*Stated task:* In the entries below, find the lines with the word "React" and copy them.

*Source data:*
——————
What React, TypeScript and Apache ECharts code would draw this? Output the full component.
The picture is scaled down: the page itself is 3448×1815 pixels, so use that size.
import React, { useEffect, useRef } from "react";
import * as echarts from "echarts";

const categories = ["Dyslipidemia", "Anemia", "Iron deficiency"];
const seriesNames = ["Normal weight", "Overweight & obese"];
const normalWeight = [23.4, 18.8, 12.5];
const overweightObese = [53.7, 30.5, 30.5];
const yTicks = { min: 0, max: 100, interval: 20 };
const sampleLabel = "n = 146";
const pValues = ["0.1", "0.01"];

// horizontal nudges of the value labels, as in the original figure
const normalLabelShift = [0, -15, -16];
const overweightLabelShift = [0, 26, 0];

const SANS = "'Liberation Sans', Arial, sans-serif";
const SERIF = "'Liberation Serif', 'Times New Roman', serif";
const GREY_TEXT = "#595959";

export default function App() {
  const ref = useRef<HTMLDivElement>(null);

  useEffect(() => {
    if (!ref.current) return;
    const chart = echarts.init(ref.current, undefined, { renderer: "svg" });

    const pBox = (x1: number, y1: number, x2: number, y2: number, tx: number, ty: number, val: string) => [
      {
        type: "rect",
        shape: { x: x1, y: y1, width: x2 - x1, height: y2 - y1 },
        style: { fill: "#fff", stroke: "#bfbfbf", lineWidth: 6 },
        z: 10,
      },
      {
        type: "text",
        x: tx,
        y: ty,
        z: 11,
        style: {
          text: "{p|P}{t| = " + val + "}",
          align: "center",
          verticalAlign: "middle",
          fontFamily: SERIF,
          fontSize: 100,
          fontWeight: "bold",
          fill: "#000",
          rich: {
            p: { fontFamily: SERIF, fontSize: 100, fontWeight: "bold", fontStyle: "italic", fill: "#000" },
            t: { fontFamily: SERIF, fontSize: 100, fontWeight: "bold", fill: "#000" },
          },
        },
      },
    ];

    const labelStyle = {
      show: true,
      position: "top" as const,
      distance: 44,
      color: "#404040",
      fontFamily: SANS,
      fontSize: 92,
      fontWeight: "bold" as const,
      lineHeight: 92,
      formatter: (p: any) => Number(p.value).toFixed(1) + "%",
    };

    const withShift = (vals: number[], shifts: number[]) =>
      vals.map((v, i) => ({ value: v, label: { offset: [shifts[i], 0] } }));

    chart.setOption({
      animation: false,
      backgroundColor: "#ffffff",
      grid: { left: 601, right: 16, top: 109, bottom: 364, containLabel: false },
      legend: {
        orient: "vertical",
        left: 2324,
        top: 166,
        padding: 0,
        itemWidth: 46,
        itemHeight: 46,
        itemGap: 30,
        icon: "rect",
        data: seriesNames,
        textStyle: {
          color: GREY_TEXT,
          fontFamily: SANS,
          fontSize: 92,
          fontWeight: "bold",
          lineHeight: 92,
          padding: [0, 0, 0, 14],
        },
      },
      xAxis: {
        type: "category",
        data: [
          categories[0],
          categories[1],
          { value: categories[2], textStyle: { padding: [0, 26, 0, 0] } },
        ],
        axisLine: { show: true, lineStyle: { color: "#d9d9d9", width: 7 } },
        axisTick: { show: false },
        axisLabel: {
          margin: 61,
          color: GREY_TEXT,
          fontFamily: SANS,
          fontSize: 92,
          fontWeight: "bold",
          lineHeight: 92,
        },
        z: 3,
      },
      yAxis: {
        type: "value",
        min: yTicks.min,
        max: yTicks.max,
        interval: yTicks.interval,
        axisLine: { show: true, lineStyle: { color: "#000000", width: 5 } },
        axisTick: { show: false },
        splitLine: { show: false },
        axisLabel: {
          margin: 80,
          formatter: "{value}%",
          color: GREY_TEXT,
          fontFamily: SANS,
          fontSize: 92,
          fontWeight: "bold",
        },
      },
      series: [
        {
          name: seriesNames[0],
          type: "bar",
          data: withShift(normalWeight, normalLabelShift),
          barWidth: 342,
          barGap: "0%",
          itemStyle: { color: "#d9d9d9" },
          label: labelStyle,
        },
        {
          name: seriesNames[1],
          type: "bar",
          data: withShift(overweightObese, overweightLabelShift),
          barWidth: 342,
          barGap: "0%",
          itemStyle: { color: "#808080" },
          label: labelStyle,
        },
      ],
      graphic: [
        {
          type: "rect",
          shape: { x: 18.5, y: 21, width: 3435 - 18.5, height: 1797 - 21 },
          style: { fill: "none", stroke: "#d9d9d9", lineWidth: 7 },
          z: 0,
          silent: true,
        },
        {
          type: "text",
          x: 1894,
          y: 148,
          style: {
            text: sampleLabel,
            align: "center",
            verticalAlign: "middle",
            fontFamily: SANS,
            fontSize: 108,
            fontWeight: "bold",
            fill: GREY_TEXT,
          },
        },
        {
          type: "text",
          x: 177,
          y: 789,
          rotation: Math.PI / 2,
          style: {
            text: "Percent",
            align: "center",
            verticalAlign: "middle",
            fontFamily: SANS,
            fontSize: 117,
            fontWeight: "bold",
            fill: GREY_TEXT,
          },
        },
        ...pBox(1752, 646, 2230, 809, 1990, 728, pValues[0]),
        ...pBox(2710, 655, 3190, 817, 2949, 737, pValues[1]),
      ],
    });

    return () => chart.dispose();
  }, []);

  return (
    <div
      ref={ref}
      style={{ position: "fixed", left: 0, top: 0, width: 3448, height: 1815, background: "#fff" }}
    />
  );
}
——————
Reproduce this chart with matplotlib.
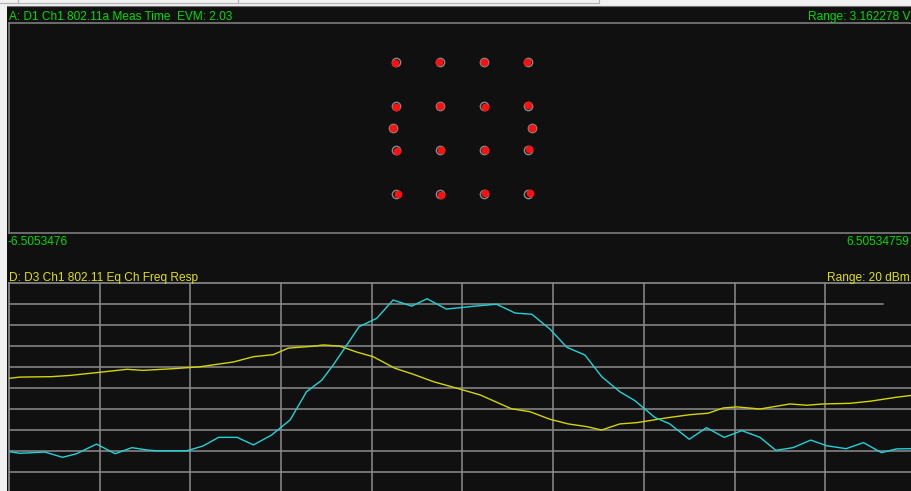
——————
*Final result:*
What React, TypeScript and Apache ECharts code would draw this? Output the full component.
import React, { useEffect, useRef } from "react";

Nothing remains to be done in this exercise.